Entries with chart source code
========

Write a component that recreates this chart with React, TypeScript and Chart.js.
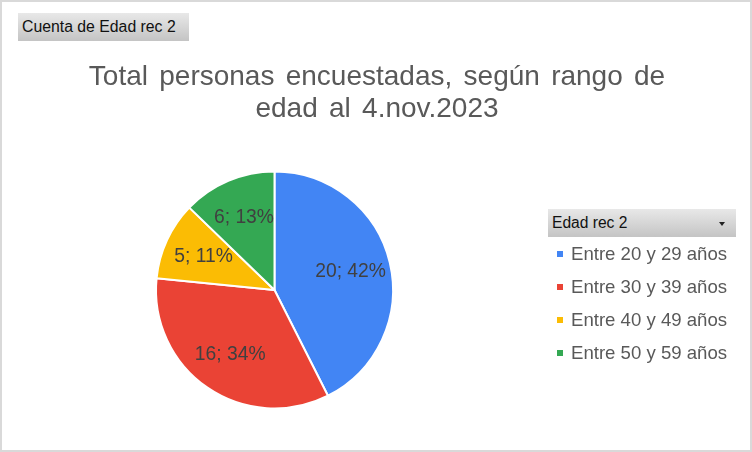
import React, { useEffect, useRef } from "react";
import { Chart, registerables } from "chart.js";

Chart.register(...registerables);

const categories = ["Entre 20 y 29 años", "Entre 30 y 39 años", "Entre 40 y 49 años", "Entre 50 y 59 años"];
const counts = [20, 16, 5, 6];
const colors = ["#4285F4", "#EA4335", "#FBBC04", "#34A853"];
const titleLines = ["Total personas encuestadas, según rango de", "edad al 4.nov.2023"];
const fieldButtonText = "Cuenta de Edad rec 2";
const legendTitle = "Edad rec 2";

const FONT = "'Liberation Sans', Arial, sans-serif";

// percentages rounded so that they add up to 100 (largest remainder)
function roundedPercents(values: number[]): number[] {
  const total = values.reduce((a, b) => a + b, 0);
  const raw = values.map((v) => (v / total) * 100);
  const floors = raw.map((r) => Math.floor(r));
  let left = 100 - floors.reduce((a, b) => a + b, 0);
  const order = raw.map((r, i) => [r - Math.floor(r), i]).sort((a, b) => b[0] - a[0]);
  for (let k = 0; k < order.length && left > 0; k++, left--) floors[order[k][1]] += 1;
  return floors;
}

const overlay = {
  id: "overlay",
  afterDatasetsDraw(chart: any) {
    const ctx = chart.ctx as CanvasRenderingContext2D;
    const meta = chart.getDatasetMeta(0);
    const data = chart.data.datasets[0].data as number[];
    const pcts = roundedPercents(data);
    ctx.save();
    // data labels
    ctx.font = `19.3px ${FONT}`;
    ctx.fillStyle = "#404040";
    ctx.textAlign = "center";
    ctx.textBaseline = "middle";
    meta.data.forEach((arc: any, i: number) => {
      const p = arc.getProps(["x", "y", "startAngle", "endAngle", "outerRadius"], true);
      const mid = (p.startAngle + p.endAngle) / 2;
      const r = p.outerRadius * 0.66;
      ctx.fillText(`${data[i]}; ${pcts[i]}%`, p.x + Math.cos(mid) * r, p.y + Math.sin(mid) * r);
    });
    // title
    ctx.font = `28px ${FONT}`;
    ctx.fillStyle = "#595959";
    ctx.textBaseline = "alphabetic";
    try { (ctx as any).wordSpacing = "3.5px"; } catch (e) {}
    titleLines.forEach((line, i) => ctx.fillText(line, 377, 85 + i * 32));
    try { (ctx as any).wordSpacing = "0px"; } catch (e) {}
    // legend
    ctx.textAlign = "left";
    ctx.textBaseline = "middle";
    ctx.font = `18.6px ${FONT}`;
    (chart.data.labels as string[]).forEach((lab, i) => {
      const cy = 255 + i * 33;
      ctx.fillStyle = colors[i];
      ctx.fillRect(557, cy - 4, 6, 6);
      ctx.fillStyle = "#595959";
      ctx.fillText(lab, 571, cy);
    });
    ctx.restore();
  },
};

export default function App() {
  const ref = useRef<HTMLCanvasElement>(null);
  useEffect(() => {
    const chart = new Chart(ref.current!, {
      type: "pie",
      data: {
        labels: categories,
        datasets: [{ data: counts, backgroundColor: colors, borderColor: "#ffffff", borderWidth: 2 }],
      },
      options: {
        responsive: false,
        animation: false,
        layout: { padding: { left: 155, right: 358, top: 170.5, bottom: 42.5 } },
        plugins: { legend: { display: false }, tooltip: { enabled: false }, title: { display: false } },
      },
      plugins: [overlay],
    } as any);
    return () => chart.destroy();
  }, []);

  const btn: React.CSSProperties = {
    position: "absolute",
    background: "linear-gradient(#e8e8e8, #c4c4c4)",
    color: "#111",
    boxSizing: "border-box",
    whiteSpace: "nowrap",
    fontFamily: FONT,
  };

  return (
    <div style={{ position: "fixed", left: 0, top: 0, width: 752, height: 452, background: "#fff", overflow: "hidden" }}>
      <div style={{ position: "absolute", left: 0, top: 0, width: 752, height: 452, border: "2px solid #d9d9d9", boxSizing: "border-box" }} />
      <canvas ref={ref} width={752} height={452} style={{ position: "absolute", left: 0, top: 0, width: 752, height: 452 }} />
      <div style={{ ...btn, left: 18, top: 13, width: 171, height: 28, fontSize: 15.8, lineHeight: "28px", paddingLeft: 4 }}>{fieldButtonText}</div>
      <div style={{ ...btn, left: 548, top: 209, width: 188, height: 28, fontSize: 15.6, lineHeight: "28px", paddingLeft: 4 }}>
        {legendTitle}
        <div style={{ position: "absolute", left: 171, top: 13, width: 0, height: 0, borderLeft: "3.5px solid transparent", borderRight: "3.5px solid transparent", borderTop: "4px solid #222" }} />
      </div>
    </div>
  );
}
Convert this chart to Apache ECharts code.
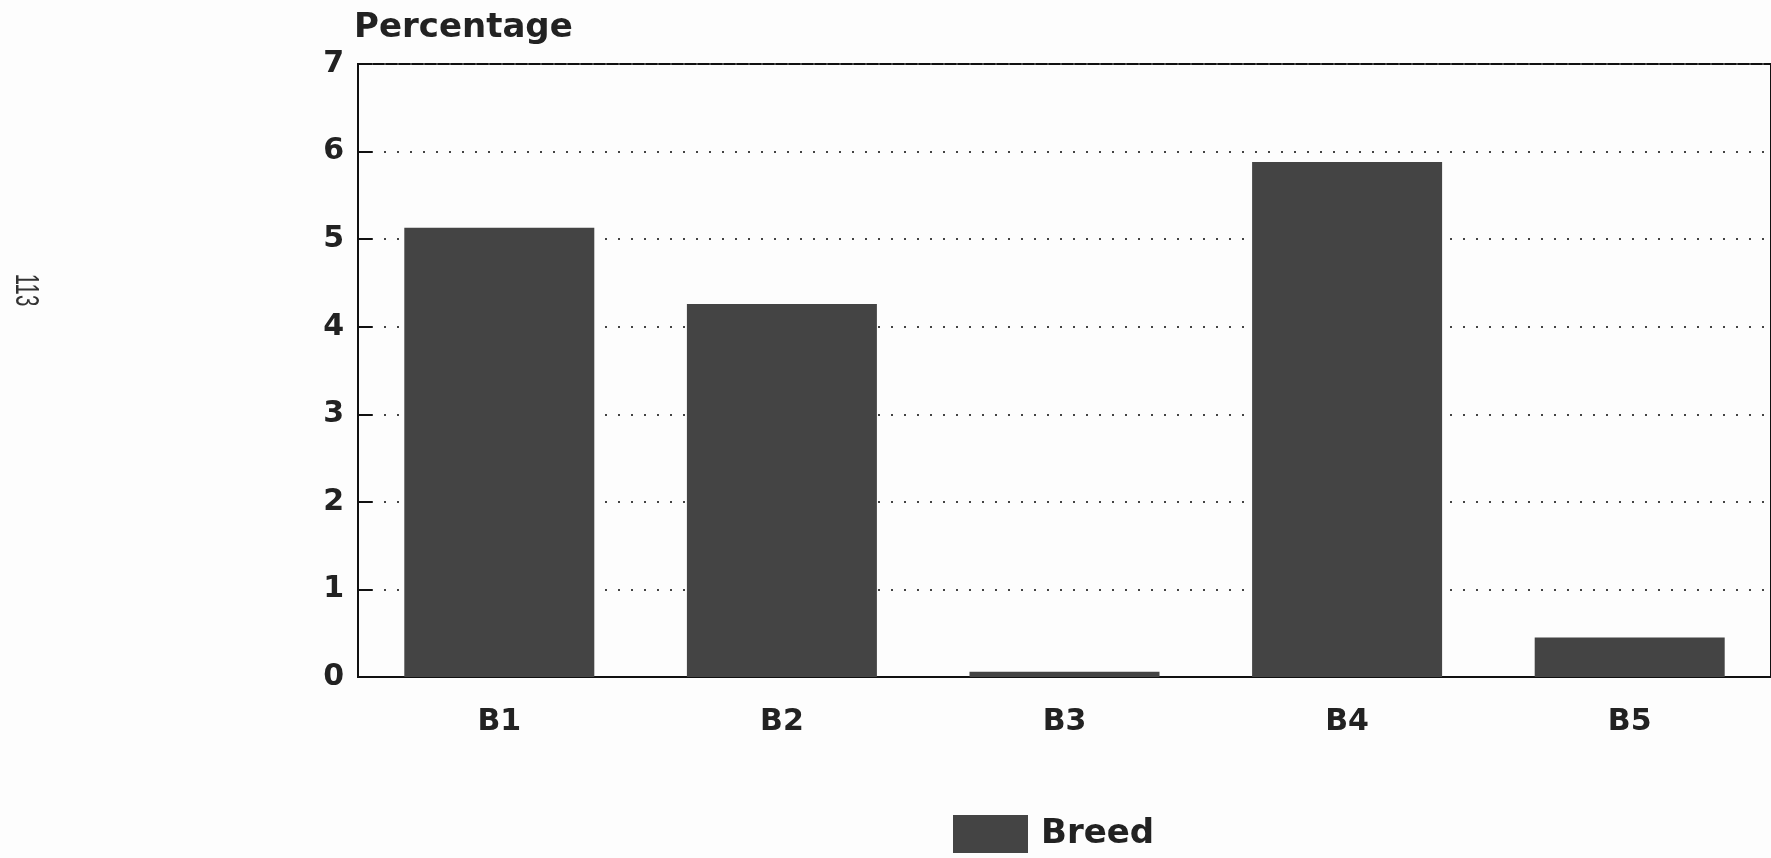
<!DOCTYPE html>
<html>
<head>
<meta charset="utf-8">
<script src="https://cdn.jsdelivr.net/npm/echarts@6/dist/echarts.min.js"></script>
<style>
  html, body { margin: 0; padding: 0; background: #fdfdfd; }
  #chart { width: 1771px; height: 858px; }
</style>
</head>
<body>
<div id="chart"></div>
<script>
// data
const categories = ['B1', 'B2', 'B3', 'B4', 'B5']
const breedValues = [5.13, 4.26, 0.06, 5.88, 0.45]
const seriesName = 'Breed'
const axisTitle = 'Percentage'
const pageNumber = '113'

const chart = echarts.init(document.getElementById('chart'))
const font = 'DejaVu Sans'

chart.setOption({
  backgroundColor: '#fdfdfd',
  animation: false,
  title: {
    text: axisTitle,
    left: 354,
    top: 11,
    padding: 0,
    textStyle: { fontFamily: font, fontWeight: 'bold', fontSize: 34, color: '#222' }
  },
  graphic: [{
    type: 'text',
    x: 25,
    y: 290,
    rotation: -Math.PI / 2,
    scaleX: 0.6,
    style: {
      text: pageNumber,
      fontFamily: 'Liberation Sans',
      fontSize: 34,
      fill: '#333',
      align: 'center',
      verticalAlign: 'middle'
    }
  }],
  legend: {
    data: [seriesName],
    left: 953,
    top: 815,
    padding: 0,
    itemWidth: 75,
    itemHeight: 38,
    itemGap: 20,
    icon: 'rect',
    textStyle: { fontFamily: font, fontWeight: 'bold', fontSize: 34, color: '#222', padding: [0, 0, 0, 8] }
  },
  grid: {
    left: 358,
    top: 64,
    right: -7,
    bottom: 181,
    show: true,
    borderColor: '#111',
    borderWidth: 2,
    backgroundColor: 'transparent'
  },
  xAxis: {
    type: 'category',
    data: categories,
    axisLine: { lineStyle: { color: '#111', width: 2 } },
    axisTick: { show: false },
    axisLabel: { fontFamily: font, fontWeight: 'bold', fontSize: 30, color: '#222', margin: 30 }
  },
  yAxis: {
    type: 'value',
    min: 0,
    max: 7,
    interval: 1,
    axisLine: { show: true, lineStyle: { color: '#111', width: 2 } },
    axisTick: { show: true, inside: true, length: 14, lineStyle: { color: '#111', width: 2 } },
    axisLabel: { fontFamily: font, fontWeight: 'bold', fontSize: 30, color: '#222', margin: 14, padding: [9, 0, 0, 0] },
    splitLine: { show: true, lineStyle: { color: '#444', width: 2, type: [2, 11] } }
  },
  series: [{
    name: seriesName,
    type: 'bar',
    data: breedValues,
    barWidth: 190,
    itemStyle: { color: '#444' }
  }]
})
</script>
</body>
</html>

========

- **DIRECTIVE**
From the opening line of the entries above to the line containing "Chart.register(...registerables);", please transcribe each line exactly, skipping every picture.

- **COMPLETE OUTPUT**
Write a component that recreates this chart with React, TypeScript and Chart.js.
import React, { useEffect, useRef } from "react";
import { Chart, registerables } from "chart.js";

Chart.register(...registerables);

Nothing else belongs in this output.